Does he blame African Americans for Prop 8? “No. But…” His answer was an easy one to make: either yes or no. To use a contraction after a declaration creates a conditional. This conditional is met with a quote that admonishes gays and communities of color.
Now is a good time for people to read Open letter to white activists. There are talking points in the post that are open to conjecture, but I do agree with one major point: “Stop assuming African-American support.”

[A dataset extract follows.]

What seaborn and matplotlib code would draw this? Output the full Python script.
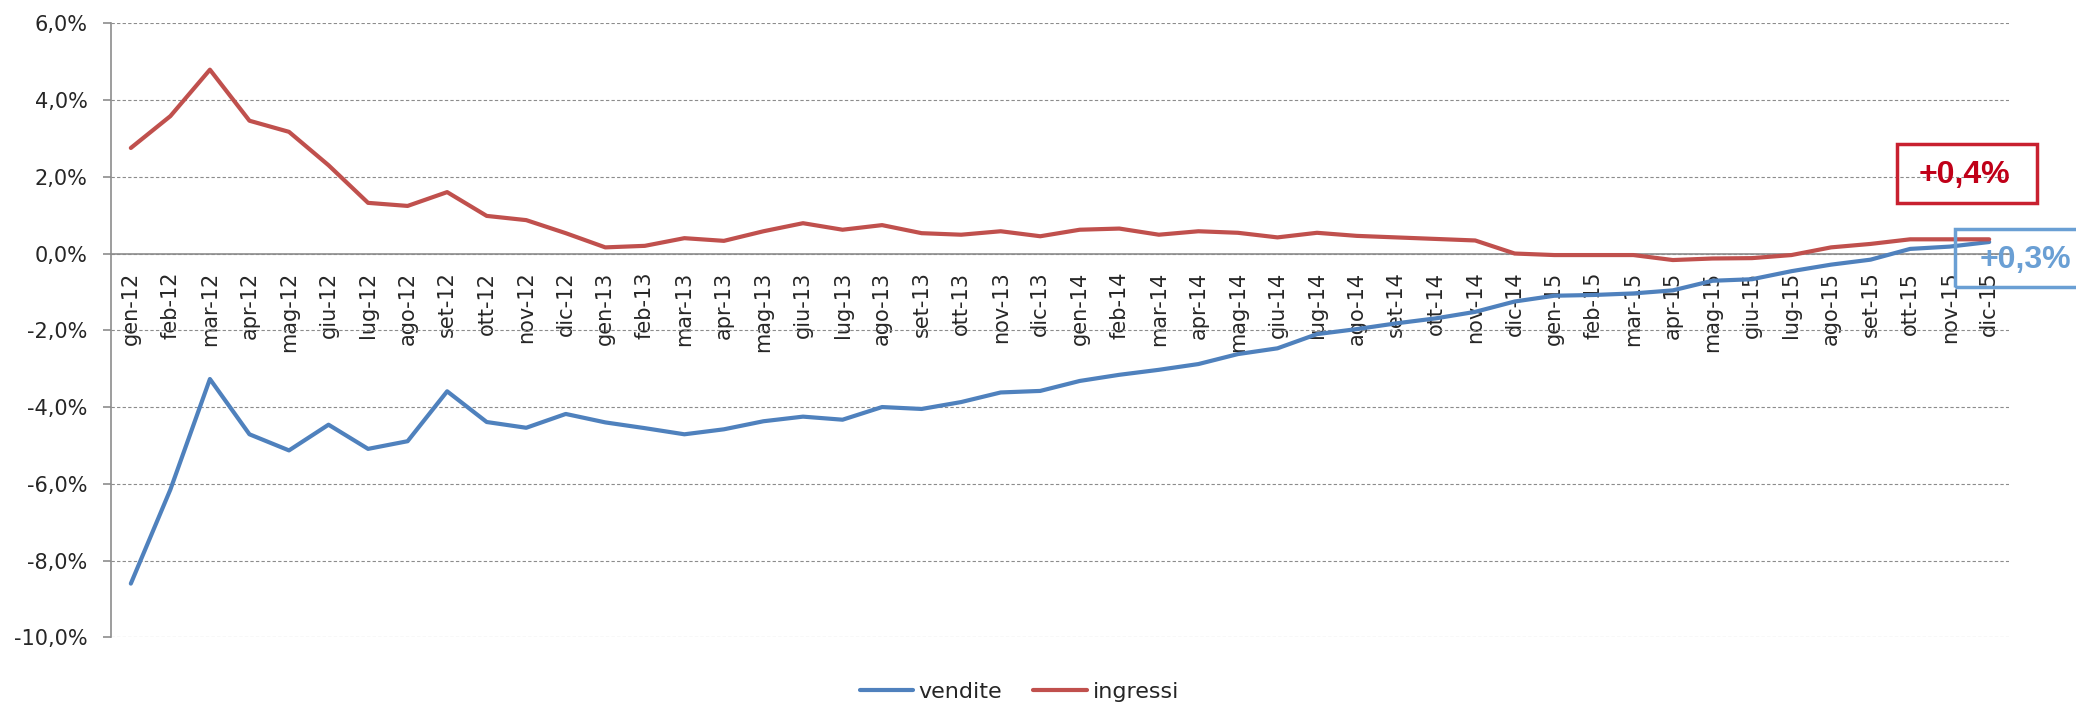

Dan Savage is the Editorial Director of The Stranger, a Seattle weekly that is free because of the advertising sold to local businesses and nationwide companies. One such company is Coors Beer. Coors is notorious for its support of conservative organizations and think-tanks. The Coors family founded Castle Rock Foundation which funds other organziations such as Institute for American Values. From Media Transparency:
However, critics claim that these actions allowed the company to pose as progressive while the family and its foundation continued to fund conservative, often anti-gay, organizations and initiatives: “This strategy masked an ongoing funding pattern by the Coors family and foundation directly hostile to minorities, women and labor. The engine of that anti-minority effort is the free flow of cash to the establishment and maintenance of the Heritage Foundation, the Free Congress Foundation, the Council for National Policy, and a variety of other Religious Right and far-right organizations.” Russ Reliant and Chip Berlet quote Dr. Jean Hardisty of Political Research Associates in Cambridge, Massachusetts: “The pattern of Coors family funding and activism stands in stark contrast to the mainstream image projected by the Coors Brewing Co., whose advertising and funding reach out to the African-American, women’s and gay communities.”
Funny how a guy can admonish a general exit poll percentage and take in money from a business owned by a family that doesn’t like anyone who isn’t straight, white and male.